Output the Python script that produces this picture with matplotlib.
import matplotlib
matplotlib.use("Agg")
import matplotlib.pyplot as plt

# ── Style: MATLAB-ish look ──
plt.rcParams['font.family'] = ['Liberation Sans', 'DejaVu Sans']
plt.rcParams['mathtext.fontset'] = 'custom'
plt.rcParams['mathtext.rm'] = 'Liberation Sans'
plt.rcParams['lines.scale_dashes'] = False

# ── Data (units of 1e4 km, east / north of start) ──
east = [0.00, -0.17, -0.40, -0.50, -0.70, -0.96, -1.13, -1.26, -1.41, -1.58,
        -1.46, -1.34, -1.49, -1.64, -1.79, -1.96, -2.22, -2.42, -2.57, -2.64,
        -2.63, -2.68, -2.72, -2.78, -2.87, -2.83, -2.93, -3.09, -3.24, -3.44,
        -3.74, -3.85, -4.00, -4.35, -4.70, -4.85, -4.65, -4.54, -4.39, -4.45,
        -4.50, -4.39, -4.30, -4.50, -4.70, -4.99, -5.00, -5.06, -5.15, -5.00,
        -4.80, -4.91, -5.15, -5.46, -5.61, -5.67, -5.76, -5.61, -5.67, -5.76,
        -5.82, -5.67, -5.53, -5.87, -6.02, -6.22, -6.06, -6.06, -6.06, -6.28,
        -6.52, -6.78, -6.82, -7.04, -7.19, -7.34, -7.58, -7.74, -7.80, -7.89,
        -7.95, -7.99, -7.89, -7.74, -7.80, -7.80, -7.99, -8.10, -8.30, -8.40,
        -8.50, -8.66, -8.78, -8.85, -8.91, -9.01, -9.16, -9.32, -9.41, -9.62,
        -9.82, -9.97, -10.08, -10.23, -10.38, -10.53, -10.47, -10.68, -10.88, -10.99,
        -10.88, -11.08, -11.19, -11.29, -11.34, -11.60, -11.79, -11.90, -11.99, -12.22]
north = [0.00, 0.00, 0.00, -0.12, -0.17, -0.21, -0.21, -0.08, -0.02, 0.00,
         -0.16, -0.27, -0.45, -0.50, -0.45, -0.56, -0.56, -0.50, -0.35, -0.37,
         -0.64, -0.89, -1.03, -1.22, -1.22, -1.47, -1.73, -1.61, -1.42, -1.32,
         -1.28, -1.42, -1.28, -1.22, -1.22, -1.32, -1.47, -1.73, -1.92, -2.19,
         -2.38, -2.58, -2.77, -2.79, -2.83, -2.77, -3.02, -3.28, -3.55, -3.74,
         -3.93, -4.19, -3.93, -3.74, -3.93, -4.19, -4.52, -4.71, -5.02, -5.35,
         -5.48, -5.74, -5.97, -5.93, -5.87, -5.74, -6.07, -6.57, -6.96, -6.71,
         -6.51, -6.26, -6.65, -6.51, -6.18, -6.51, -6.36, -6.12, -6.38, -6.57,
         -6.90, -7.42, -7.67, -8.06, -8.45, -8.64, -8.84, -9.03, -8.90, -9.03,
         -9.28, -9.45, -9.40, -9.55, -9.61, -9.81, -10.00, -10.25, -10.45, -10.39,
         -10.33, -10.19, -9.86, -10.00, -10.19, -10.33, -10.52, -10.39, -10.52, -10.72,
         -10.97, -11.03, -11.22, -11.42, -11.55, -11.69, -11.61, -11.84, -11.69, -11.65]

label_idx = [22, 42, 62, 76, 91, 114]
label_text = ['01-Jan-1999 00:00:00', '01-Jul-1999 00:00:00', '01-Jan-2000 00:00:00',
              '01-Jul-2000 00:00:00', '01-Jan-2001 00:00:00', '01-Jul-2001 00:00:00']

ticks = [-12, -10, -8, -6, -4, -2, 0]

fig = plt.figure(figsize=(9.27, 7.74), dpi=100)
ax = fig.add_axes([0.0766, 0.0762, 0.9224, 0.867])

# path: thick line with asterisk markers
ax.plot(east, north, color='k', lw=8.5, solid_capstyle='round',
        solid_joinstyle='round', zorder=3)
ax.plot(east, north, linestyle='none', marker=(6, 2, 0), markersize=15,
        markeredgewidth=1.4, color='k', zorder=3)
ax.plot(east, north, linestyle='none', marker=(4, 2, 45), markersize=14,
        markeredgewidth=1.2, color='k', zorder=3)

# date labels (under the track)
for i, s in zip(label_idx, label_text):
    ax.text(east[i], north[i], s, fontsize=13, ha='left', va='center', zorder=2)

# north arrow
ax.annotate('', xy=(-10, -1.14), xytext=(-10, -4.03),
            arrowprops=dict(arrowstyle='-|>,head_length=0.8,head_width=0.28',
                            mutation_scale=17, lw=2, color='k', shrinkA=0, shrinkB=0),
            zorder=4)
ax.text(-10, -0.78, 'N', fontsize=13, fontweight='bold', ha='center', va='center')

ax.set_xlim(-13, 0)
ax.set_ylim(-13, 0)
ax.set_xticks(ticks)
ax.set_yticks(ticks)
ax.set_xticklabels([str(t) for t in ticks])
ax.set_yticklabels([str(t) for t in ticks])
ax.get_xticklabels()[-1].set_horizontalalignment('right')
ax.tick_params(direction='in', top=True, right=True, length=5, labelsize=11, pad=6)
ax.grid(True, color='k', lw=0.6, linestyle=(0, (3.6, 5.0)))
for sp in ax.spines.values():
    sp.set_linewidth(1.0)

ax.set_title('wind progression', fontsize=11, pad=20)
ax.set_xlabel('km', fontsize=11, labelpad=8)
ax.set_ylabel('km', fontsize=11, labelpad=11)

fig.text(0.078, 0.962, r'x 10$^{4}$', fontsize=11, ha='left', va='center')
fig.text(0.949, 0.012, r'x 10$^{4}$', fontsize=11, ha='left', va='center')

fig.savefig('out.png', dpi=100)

....

Required work: Copy out all lines above that include the string "with".

Right answer:
Output the Python script that produces this picture with matplotlib.
# path: thick line with asterisk markers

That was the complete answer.